Although this month seemed quieter on the outside, the team focused on improving tools and infrastructure and getting ready for bigger changes. The distribution now includes updated core components, including GNOME 50, KDE Plasma 6.6.3, LLVM 22.1.1, Wayland 1.25, Qt 6.11, FFmpeg 8.1, and Mesa 26.
According to devs, the project is still under a soft repository freeze. This limits new package recipes but allows some additions that do not require major rebuilds.
For desktop users, GNOME 50 now offers better parental controls, stable variable refresh rate, and fractional scaling turned on by default. It also uses a Wayland-only session. KDE has been updated, too. Plasma 6.6.3 brings more reliable screencasting with PipeWire, uses fewer resources for fullscreen tasks, and improves support for high-resolution scroll devices.

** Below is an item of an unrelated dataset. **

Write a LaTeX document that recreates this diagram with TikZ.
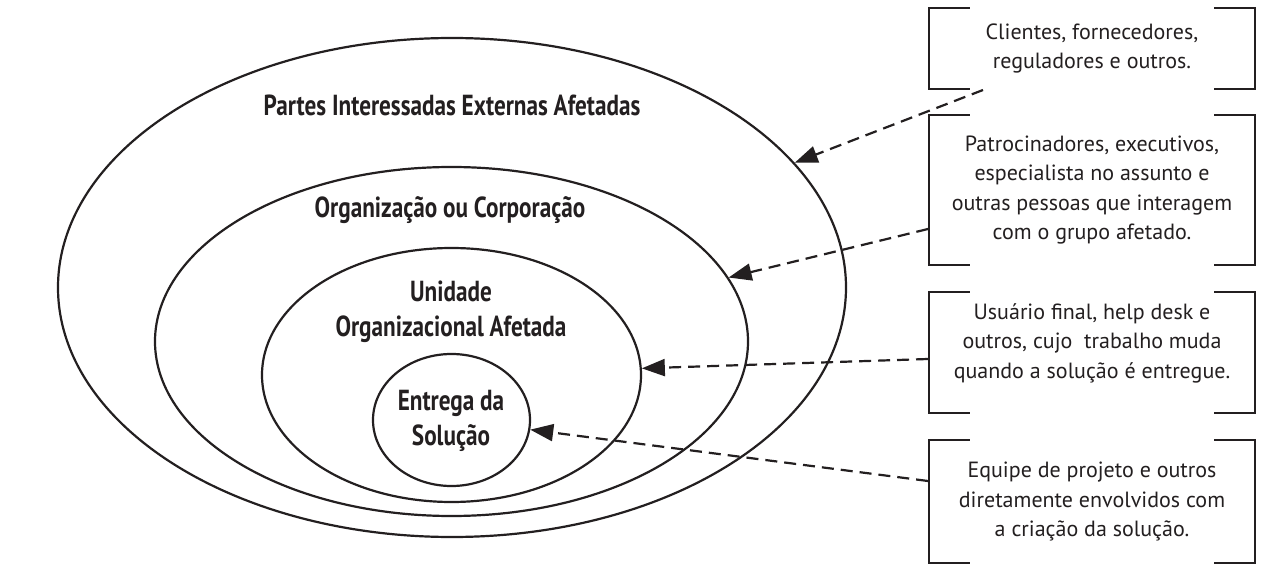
\documentclass[tikz,border=0pt]{standalone}
\usepackage{fontspec}
\setmainfont{PT Sans}
\newfontfamily\condfont[FakeStretch=0.8]{PT Sans}
\usetikzlibrary{shapes.geometric,arrows.meta}
\definecolor{ink}{HTML}{231F20}
\begin{document}
\begin{tikzpicture}[x=1pt,y=-1pt,
  ring/.style={draw=ink, line width=2.2pt, ellipse, inner sep=0pt},
  lbl/.style={font=\condfont\bfseries\fontsize{29}{35}\selectfont, text=ink, align=center},
  brk/.style={minimum width=326pt, inner sep=0pt},
  btxt/.style={font=\fontsize{22}{29.5}\selectfont, text=ink, align=center},
  bracketline/.style={draw=ink, line width=2.5pt, line join=miter},
  link/.style={draw=ink, line width=2.2pt, dash pattern=on 12pt off 7pt, -{Triangle[length=23pt,width=17pt]}}]
\useasboundingbox[fill=white] (0,0) rectangle (1270,580);
% ellipses
\node[ring, minimum width=788pt, minimum height=499pt] (outer) at (452,287.5) {};
\node[ring, minimum width=593pt, minimum height=349pt] (org) at (451.5,341.5) {};
\node[ring, minimum width=379pt, minimum height=254pt] (unit) at (451.5,375) {};
\node[ring, minimum width=157pt, minimum height=132pt] (sol) at (451.5,420) {};
% labels
\node[lbl] (l1) at (452,105) {Partes Interessadas Externas Afetadas};
\node[lbl] (l2) at (450,210) {Organização ou Corporação};
\node[lbl] (l3) at (451,312) {Unidade\\Organizacional Afetada};
\node[lbl] (l4) at (451,421) {Entrega da\\Solução};
% bracket boxes
\node[brk, minimum height=81pt] (b1) at (1092,48.5) {};
\node[brk, minimum height=150pt] (b2) at (1092,190) {};
\node[brk, minimum height=121pt] (b3) at (1092,352.5) {};
\node[brk, minimum height=123pt] (b4) at (1092,501.5) {};
\foreach \b in {b1,b2,b3,b4}{
  \draw[bracketline] ([xshift=41pt]\b.north west) -| (\b.south west) -- ([xshift=41pt]\b.south west);
  \draw[bracketline] ([xshift=-41pt]\b.north east) -| (\b.south east) -- ([xshift=-41pt]\b.south east);
}
\node[btxt] (t1) at (1092,48.5) {Clientes, fornecedores,\\reguladores e outros.};
\node[btxt] (t2) at (1092,190) {Patrocinadores, executivos,\\especialista no assunto e\\outras pessoas que interagem\\com o grupo afetado.};
\node[btxt] (t3) at (1092,343) {Usuário final, help desk e\\outros, cujo~ trabalho muda\\quando a solução é entregue.};
\node[btxt] (t4) at (1092,501.5) {Equipe de projeto e outros\\diretamente envolvidos com\\a criação da solução.};
% connectors
\coordinate (s1) at (983,90);
\coordinate (s2) at (928,229);
\coordinate (s3) at (928,359);
\coordinate (s4) at (928,481);
\draw[link] (s1) -- (outer.20.6);
\draw[link] (s2) -- (org.13.2);
\draw[link] (s3) -- (unit.2);
\draw[link] (s4) -- (sol.-7);
\end{tikzpicture}
\end{document}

Regarding Wayland compositor environments, the default terminal for Sway has changed from Alacritty to Foot, following the upstream choice.
On top of that, the moss package manager now lets users search by binary provider, so you can find out which package provides a specific executable. It also allows you to remove several system states at once, making it easier to manage systems with many stored states.
For building, Boulder now supports control files that make it easier to handle big stack changes. These files let packagers skip or modify build steps, such as test runs, without editing each recipe. Further plans include upgrading its Python stack and rebuilding the entire repository, which includes about 1,500 recipes.
For more details, see the announcement. The AerynOS 2026.03 Alpha ISO is available on the project’s download page for testing and evaluation, not for production use.
If you want to try the distro, keep in mind that AerynOS doesn’t include a graphical installer. Instead, the ISO works as a GNOME live environment, with installation taking place entirely in the terminal using the in-house Rust-written Lichen installer. However, before using it, you must manually create the appropriate partitions.